Optimal performance of FRP strengthened concrete columns under combined axial–flexural loading

Amongst various methods developed for enhancing the strength and ductility of various reinforced concrete (RC) members, external confinement of the members with fiber reinforced polymers (FRPs) has proven to be an effective and convenient method. The study reported herein is conducted on the optimal use of FRP for RC columns under combined axial–flexural loading. In this paper, the fiber method modeling (FMM) together with a nonlinear finite element analysis (FEA) are utilized to determine the capacity of such columns. The analysis starts from a fundamental virtual work equation and uses standard finite element procedures. Also, the Optimal Criteria (OC) method is employed to deploy the least amount of FRP material. Therefore, the design parameters considered are the length and thickness of FRP. The optimization problem is formulated as the minimization of a Lagrangian function expressing the FRP cost and design parameters after determining the sensitivities of the column capacity. A Gauss–Seidel technique is finally applied to solve for the design variables. The thickness of FRP jackets and the covered length of the column are optimized for rectangular pin-ended columns under axial loading together with end moments rotating in the same sense. The mentioned loading was chosen to represent the straining actions of columns in buildings subjected to lateral loading.

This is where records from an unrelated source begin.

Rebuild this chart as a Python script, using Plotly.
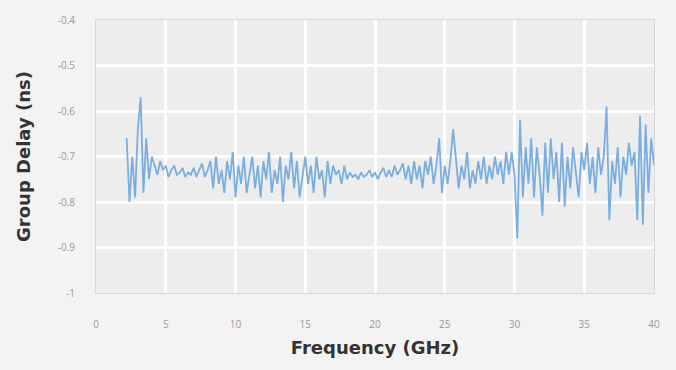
import numpy as np
import plotly.graph_objects as go

# Frequency sampling grid (GHz), 0.2 GHz step from 2.2 to 40
freq_ghz = [round(v, 1) for v in np.arange(2.2, 40.01, 0.2)]

# Group delay values (ns)
delay_2_4 = [-0.66, -0.80, -0.70, -0.79, -0.64, -0.57, -0.78, -0.66, -0.75, -0.70]
delay_4_8 = [-0.72, -0.74, -0.71, -0.73, -0.72, -0.745, -0.73, -0.72, -0.74, -0.735,
             -0.725, -0.745, -0.735, -0.74, -0.725, -0.745, -0.73, -0.715, -0.745, -0.73]
delay_8_18 = [-0.71, -0.77, -0.70, -0.76, -0.73, -0.78, -0.71, -0.75, -0.69, -0.79,
              -0.72, -0.76, -0.70, -0.78, -0.74, -0.70, -0.77, -0.72, -0.79, -0.71,
              -0.75, -0.69, -0.78, -0.73, -0.76, -0.70, -0.80, -0.72, -0.75, -0.69,
              -0.77, -0.71, -0.79, -0.74, -0.70, -0.76, -0.72, -0.78, -0.70, -0.75,
              -0.73, -0.79, -0.71, -0.76, -0.72, -0.74, -0.73, -0.76, -0.72, -0.75]
delay_18_22 = [-0.735, -0.745, -0.74, -0.75, -0.735, -0.745, -0.74, -0.73, -0.745, -0.735,
               -0.75, -0.735, -0.725, -0.745, -0.73, -0.745, -0.72, -0.74, -0.73, -0.715]
delay_22_30 = [-0.75, -0.72, -0.76, -0.71, -0.75, -0.72, -0.77, -0.71, -0.74, -0.70,
               -0.76, -0.72, -0.66, -0.78, -0.72, -0.76, -0.71, -0.64, -0.70, -0.77,
               -0.72, -0.75, -0.69, -0.77, -0.73, -0.76, -0.71, -0.75, -0.70, -0.76,
               -0.72, -0.75, -0.70, -0.74, -0.71, -0.76, -0.69, -0.74, -0.69, -0.74]
delay_30_40 = [-0.88, -0.62, -0.79, -0.68, -0.76, -0.66, -0.79, -0.68, -0.74, -0.83,
               -0.67, -0.78, -0.66, -0.75, -0.69, -0.80, -0.67, -0.81, -0.70, -0.77,
               -0.68, -0.74, -0.79, -0.69, -0.73, -0.67, -0.76, -0.70, -0.78, -0.68,
               -0.74, -0.70, -0.59, -0.84, -0.71, -0.76, -0.68, -0.79, -0.70, -0.74,
               -0.67, -0.72, -0.69, -0.84, -0.61, -0.85, -0.63, -0.78, -0.66, -0.72]
group_delay_ns = delay_2_4 + delay_4_8 + delay_8_18 + delay_18_22 + delay_22_30 + delay_30_40

x_ticks = [0, 5, 10, 15, 20, 25, 30, 35, 40]
y_ticks = [-0.4, -0.5, -0.6, -0.7, -0.8, -0.9, -1]
y_tick_labels = ["-0.4", "-0.5", "-0.6", "-0.7", "-0.8", "-0.9", "-1"]

fig = go.Figure()
fig.add_trace(go.Scatter(
    x=freq_ghz[:len(group_delay_ns)], y=group_delay_ns, mode="lines",
    line=dict(color="#7aaee0", width=1.8), showlegend=False,
))

title_font = dict(family="DejaVu Sans", size=18, color="#333333")
fig.update_layout(
    width=676, height=370,
    margin=dict(l=96, r=22, t=18, b=77),
    paper_bgcolor="#f3f3f3", plot_bgcolor="#ededed",
    font=dict(family="Open Sans", color="#999999", size=10),
)
fig.update_xaxes(
    range=[0, 40], tickvals=x_ticks, ticktext=[str(t) for t in x_ticks],
    showgrid=True, gridcolor="#ffffff", gridwidth=3,
    zeroline=False, showline=True, linecolor="#d8d8d8", mirror=True,
    ticks="outside", ticklen=22, tickcolor="rgba(0,0,0,0)",
    title=dict(text="<b>Frequency (GHz)</b>", font=title_font, standoff=11),
)
fig.update_yaxes(
    range=[-1, -0.4], tickvals=y_ticks, ticktext=y_tick_labels,
    showgrid=True, gridcolor="#ffffff", gridwidth=3,
    zeroline=False, showline=True, linecolor="#d8d8d8", mirror=True,
    ticks="outside", ticklen=18, tickcolor="rgba(0,0,0,0)",
    title=dict(text="<b>Group Delay (ns)</b>", font=title_font, standoff=22),
)

fig.write_html(
    "out.html",
    config={"displayModeBar": False},
    post_script="document.body.style.margin='0';document.body.style.background='#f3f3f3';",
)
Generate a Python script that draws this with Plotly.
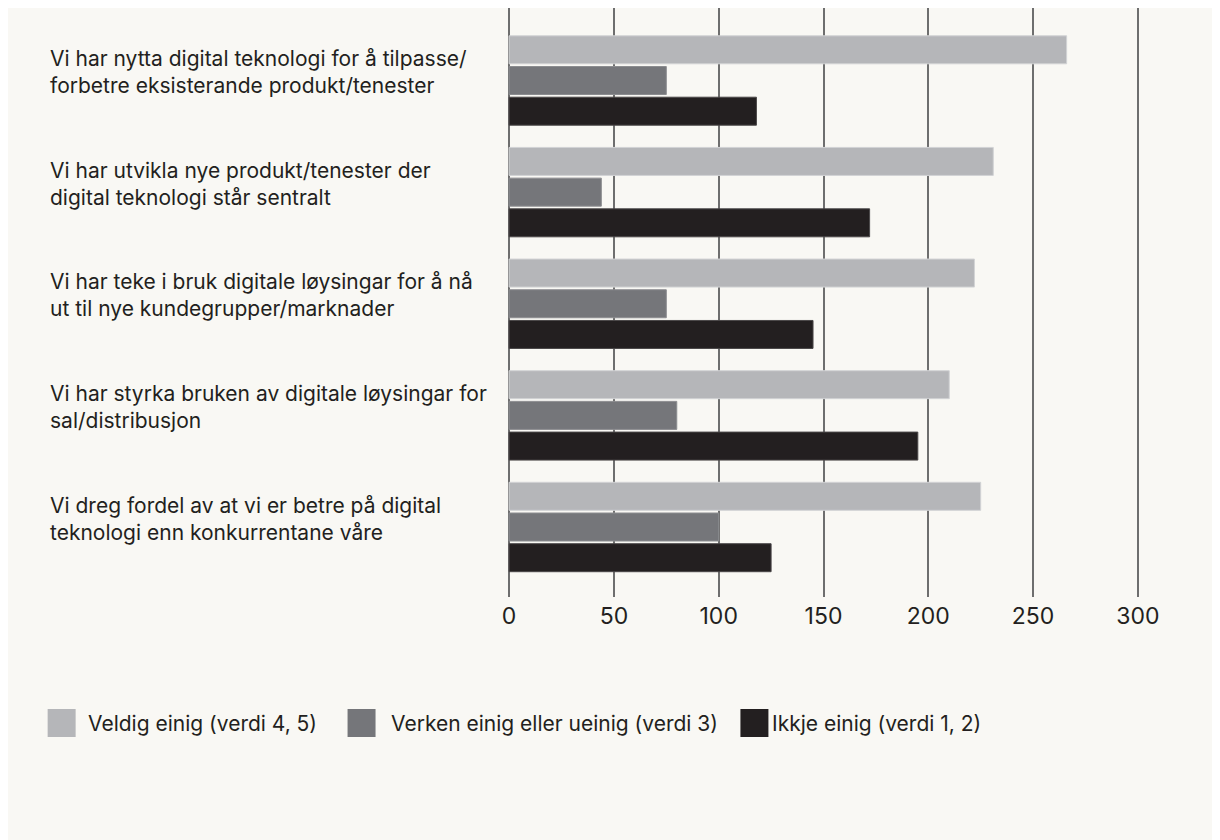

The study was performed to investigate the effects of various parameters on deploying the least amount of the FRP material for the mentioned column. The parameters used in the investigation include the unconfined column strength, type of FRP used and the original thickness of FRP covering the whole length of the column. The study also provides engineers with charts determining the optimal length and thickness at different load levels that represent different points on the interaction diagram. Results show that as the axial load on the interaction diagram increases, the optimal FRP length increases. Also, it was concluded that greater FRP strap lengths were needed at the point of pure bending than at the balanced point. However, in the compression zone of the interaction diagram, optimal FRP volume is controlled by both, the FRP stiffness and the FRP confining effect.

► The Optimal Criteria (OC) optimizes the FRP volume for points on the interaction diagram.
► OC converges to the optimal FRP length and FRP thickness at different load levels.
► Less optimal FRP length is needed at pure bending than at the balanced point.
► In the compression zone, as the normal force increases, the FRP length increases.
► Generally, less GFRP is needed compared to CFRP in the compression zone.